I've just come back from Toronto where I gave a talk at NetGain 3.0, a one-day conference put on by MRIA. As the title suggests, the focus was online research and the presentations covered all of the usual ground that conferences like this cover. Now I don't mean that as a knock. I think it's good news that the issues are being widely discussed in all sorts of venues. There may not be a whole lot of new solutions being proposed but at least people are increasingly aware of the problems the industry and clients are wrestling with.
The conference was opened by Pete Cape from the UK and SSI. Pete has been a major voice in the ongoing debate. He took the group through an exercise that quickly exposed that we are in industry of amateurs with little background or formal training in market research. Most people seem to have just stumbled into the business, and that's not just true in Canada. It goes a long way toward explaining why we struggle with many of these methodological issues. Bottom line: as an industry we too often don't really understand what we are selling or the validity of the claims we make for it.
Next up was John Wright, a political pollster from Ipsos-Reid. His talk was equal parts bragging about how accurate their telephone polling has been, presenting lots of data "proving" that online can be just as good as telephone polLing if it's done right, and railing at organizations like MRIA and AAPOR for their intransigence around the reporting of margin of error statistics for online studies. The truth is that political polling is one arena where online has been shown to work pretty well, although the art of political polling is arcane enough that we should probably not infer much about other kinds of research. The railing against MRIA and AAPOR was Exhibit A in Pete Cape's argument that research training is desperately needed in our industry. I happened to be sitting next to the Standards Chair for MRIA and we agreed that John's quarrel was not with MRIA or AAPOR but with the guy who invented the margin of error calculation with its problematic assumption that you had a probability sample.
Next up was a paper by Anne Crassweller that she had also presented in Dublin at the ESOMAR Panels Conference. It's one of those studies chronicling attempts to move a long-term study online and failing to do so because the topic—newspaper readership—is to some degree correlated with online behavior. This would seem to be a classic example of where online does not fit the purpose of the research.

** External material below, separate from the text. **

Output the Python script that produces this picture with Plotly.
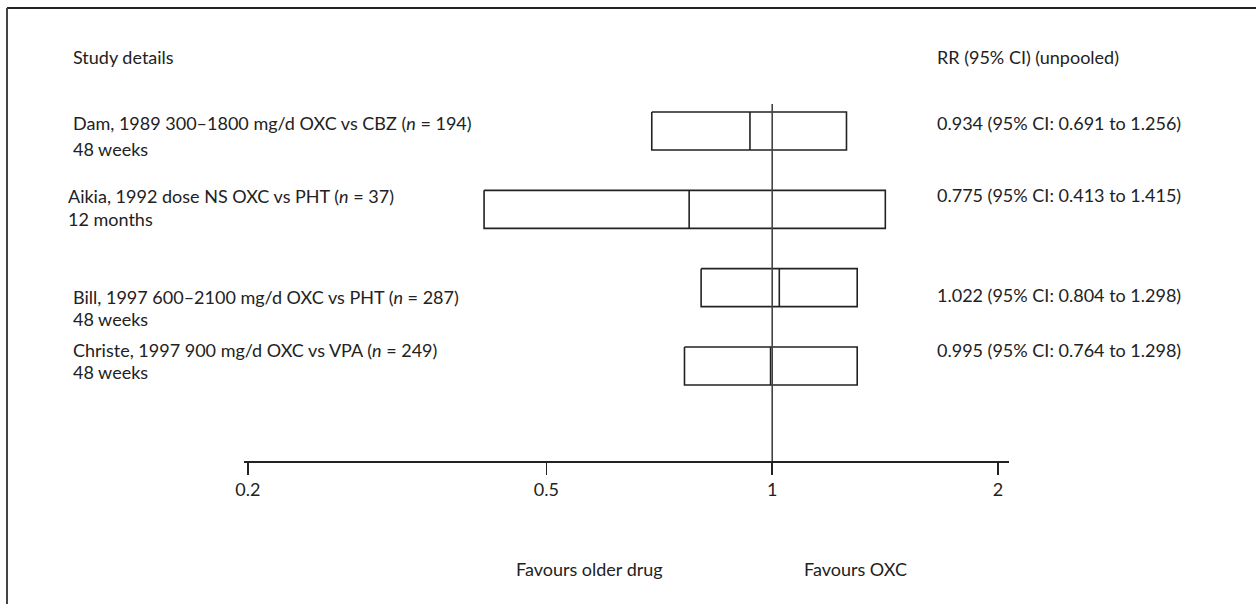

Then came what I thought was the best presentation of the conference y Barry Watson from Environics. These guys build population segmentation models based on attitudes and values. Barry presented some data comparing three online panels to the general US population. A key segment way overrepresented in the panels is what they call "liberal/progressives." The underrepresented segments included groups they call "disenfranchise and" and "modern middle America." To really understand the implications one would have to dig deeper into the segment composition but this approach of trying to understand the attitudinal and behavioral differences of online panelists versus the general population strikes me as very important and generally missing when people make claims of "representativeness." Mostly the industry as expressed these things in demographic terms which really are somewhat meaningless in this context.
Barry also gave us the best quote of the conference: "Bias is only a problem when you don't know what it is."
The afternoon was less interesting, even with me kicking it off. My main message: let's stop talking about representativeness and instead focus on understanding bias and how it relates to the business problem we are studying.
Next we had the obligatory argument for "eye candy" to increase respondent engagement and lots of data to show just how widespread social desirability bias can be. And there was a pitch from the RFL people about their "pillars of quality."
When it was all said and done I found it not a bad way to spend a day. I got some fresh perspective and a chance to rant a bit which is always welcome.